▶ **Collection entries**

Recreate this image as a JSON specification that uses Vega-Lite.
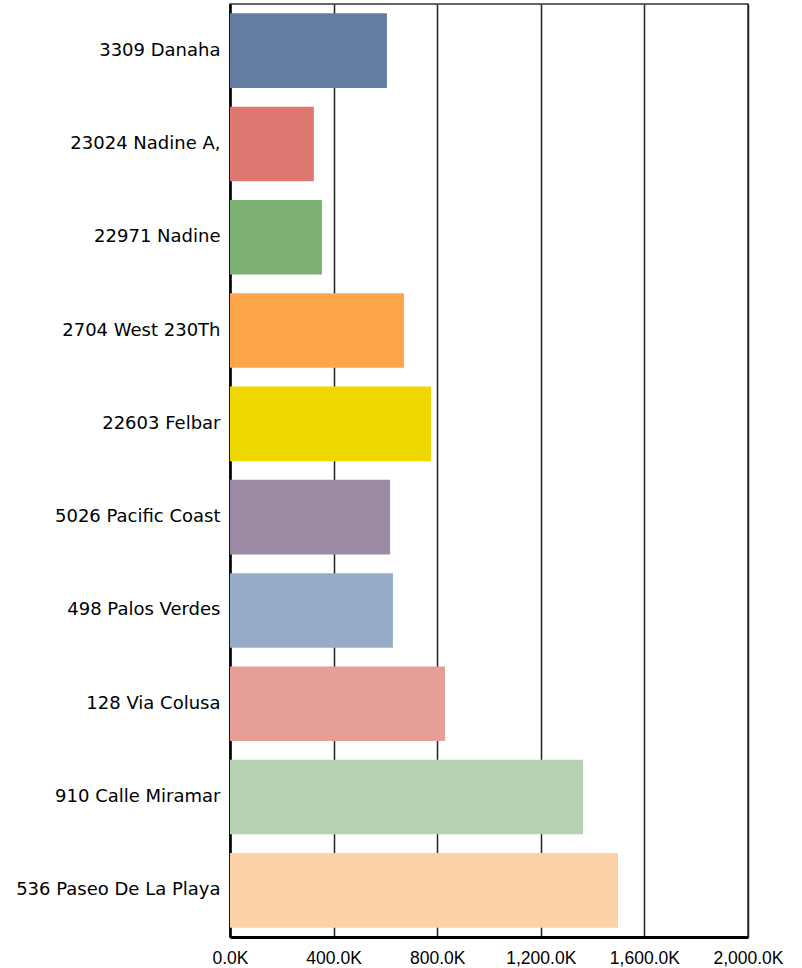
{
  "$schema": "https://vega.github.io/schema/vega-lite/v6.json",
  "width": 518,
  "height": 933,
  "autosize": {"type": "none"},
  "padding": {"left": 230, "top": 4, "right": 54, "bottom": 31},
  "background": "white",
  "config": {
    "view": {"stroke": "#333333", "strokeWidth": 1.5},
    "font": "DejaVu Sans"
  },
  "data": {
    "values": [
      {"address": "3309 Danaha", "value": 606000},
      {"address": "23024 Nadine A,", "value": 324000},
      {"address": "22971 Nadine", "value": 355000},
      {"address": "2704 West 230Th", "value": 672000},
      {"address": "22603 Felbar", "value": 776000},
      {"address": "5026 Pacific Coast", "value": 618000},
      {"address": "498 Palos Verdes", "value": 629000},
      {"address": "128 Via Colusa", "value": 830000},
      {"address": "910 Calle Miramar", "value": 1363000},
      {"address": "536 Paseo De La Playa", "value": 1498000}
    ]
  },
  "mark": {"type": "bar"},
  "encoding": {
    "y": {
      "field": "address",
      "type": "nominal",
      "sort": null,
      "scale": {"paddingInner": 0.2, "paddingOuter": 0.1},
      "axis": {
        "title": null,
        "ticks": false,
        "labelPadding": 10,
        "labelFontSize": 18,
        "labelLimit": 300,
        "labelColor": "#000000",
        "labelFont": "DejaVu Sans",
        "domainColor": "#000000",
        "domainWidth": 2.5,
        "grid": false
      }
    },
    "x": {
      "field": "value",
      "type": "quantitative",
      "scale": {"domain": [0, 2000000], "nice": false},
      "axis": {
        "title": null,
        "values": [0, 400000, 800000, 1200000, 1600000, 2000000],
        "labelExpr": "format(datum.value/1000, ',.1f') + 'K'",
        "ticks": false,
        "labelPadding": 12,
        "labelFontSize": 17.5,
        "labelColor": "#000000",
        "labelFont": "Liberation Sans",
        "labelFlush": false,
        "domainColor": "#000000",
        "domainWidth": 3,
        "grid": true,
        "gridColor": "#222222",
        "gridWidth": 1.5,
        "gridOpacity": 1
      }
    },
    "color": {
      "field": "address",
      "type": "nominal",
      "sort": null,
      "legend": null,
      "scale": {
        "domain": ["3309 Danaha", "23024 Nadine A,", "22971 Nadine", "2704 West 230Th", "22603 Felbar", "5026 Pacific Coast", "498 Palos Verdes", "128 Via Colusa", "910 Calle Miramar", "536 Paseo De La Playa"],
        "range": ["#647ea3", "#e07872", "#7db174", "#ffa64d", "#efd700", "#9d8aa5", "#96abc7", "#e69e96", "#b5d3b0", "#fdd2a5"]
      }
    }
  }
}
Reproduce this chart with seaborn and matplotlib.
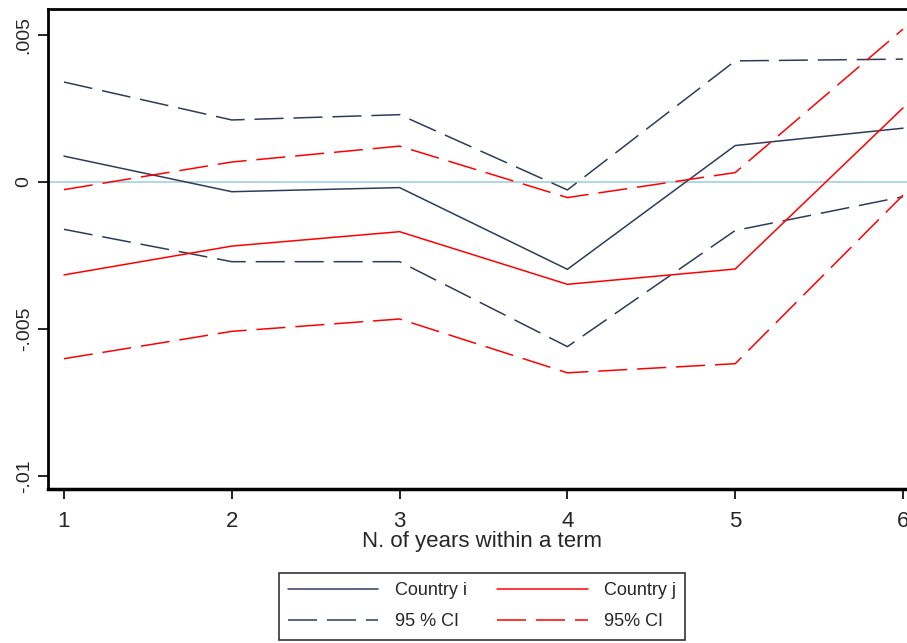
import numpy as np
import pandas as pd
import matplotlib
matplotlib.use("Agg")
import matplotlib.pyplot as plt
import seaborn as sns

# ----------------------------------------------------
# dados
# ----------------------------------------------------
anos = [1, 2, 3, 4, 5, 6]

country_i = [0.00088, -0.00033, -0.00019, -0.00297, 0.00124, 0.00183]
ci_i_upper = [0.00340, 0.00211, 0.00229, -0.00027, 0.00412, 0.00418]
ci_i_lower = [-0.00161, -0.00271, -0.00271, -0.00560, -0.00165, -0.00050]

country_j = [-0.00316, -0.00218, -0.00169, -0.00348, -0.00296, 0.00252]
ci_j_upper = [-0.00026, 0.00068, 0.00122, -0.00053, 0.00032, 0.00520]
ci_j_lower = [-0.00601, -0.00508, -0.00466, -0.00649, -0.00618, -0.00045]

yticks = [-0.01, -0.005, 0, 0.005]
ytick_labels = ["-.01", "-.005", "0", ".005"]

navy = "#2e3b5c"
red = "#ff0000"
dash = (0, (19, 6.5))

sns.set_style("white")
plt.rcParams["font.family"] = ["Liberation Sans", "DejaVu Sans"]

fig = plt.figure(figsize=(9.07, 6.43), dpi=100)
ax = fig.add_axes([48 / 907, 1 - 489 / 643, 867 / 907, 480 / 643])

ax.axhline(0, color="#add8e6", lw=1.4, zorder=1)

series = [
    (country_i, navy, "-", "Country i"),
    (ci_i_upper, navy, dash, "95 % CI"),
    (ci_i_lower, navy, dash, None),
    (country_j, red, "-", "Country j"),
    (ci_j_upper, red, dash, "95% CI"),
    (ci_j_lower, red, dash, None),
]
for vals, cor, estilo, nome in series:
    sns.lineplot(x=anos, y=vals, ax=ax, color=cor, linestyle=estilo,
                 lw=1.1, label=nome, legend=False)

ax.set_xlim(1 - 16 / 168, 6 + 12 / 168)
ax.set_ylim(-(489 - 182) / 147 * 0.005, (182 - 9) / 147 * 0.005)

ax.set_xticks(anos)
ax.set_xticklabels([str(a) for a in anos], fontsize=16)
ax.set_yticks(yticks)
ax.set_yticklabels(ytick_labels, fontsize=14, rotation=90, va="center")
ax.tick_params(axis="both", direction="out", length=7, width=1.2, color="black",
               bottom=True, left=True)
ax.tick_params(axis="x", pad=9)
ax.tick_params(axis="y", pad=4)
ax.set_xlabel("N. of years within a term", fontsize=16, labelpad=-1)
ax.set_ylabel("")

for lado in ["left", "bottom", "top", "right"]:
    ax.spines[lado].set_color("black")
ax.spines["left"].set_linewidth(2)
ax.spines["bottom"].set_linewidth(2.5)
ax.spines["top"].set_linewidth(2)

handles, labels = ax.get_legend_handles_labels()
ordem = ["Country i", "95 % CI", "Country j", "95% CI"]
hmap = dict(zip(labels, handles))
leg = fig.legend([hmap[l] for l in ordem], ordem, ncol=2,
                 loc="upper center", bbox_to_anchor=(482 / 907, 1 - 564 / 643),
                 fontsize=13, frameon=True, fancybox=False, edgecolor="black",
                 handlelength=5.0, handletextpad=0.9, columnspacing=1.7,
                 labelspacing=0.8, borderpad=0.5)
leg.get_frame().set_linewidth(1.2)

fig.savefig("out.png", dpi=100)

▶ **Task statement**
Skip all pictures. Output only the lines from the one containing "Reproduce this chart" to the one containing "-0.00560, -0.00165, -0.00050]", both lines included.

▶ **Written response**
Reproduce this chart with seaborn and matplotlib.
import numpy as np
import pandas as pd
import matplotlib
matplotlib.use("Agg")
import matplotlib.pyplot as plt
import seaborn as sns

# ----------------------------------------------------
# dados
# ----------------------------------------------------
anos = [1, 2, 3, 4, 5, 6]

country_i = [0.00088, -0.00033, -0.00019, -0.00297, 0.00124, 0.00183]
ci_i_upper = [0.00340, 0.00211, 0.00229, -0.00027, 0.00412, 0.00418]
ci_i_lower = [-0.00161, -0.00271, -0.00271, -0.00560, -0.00165, -0.00050]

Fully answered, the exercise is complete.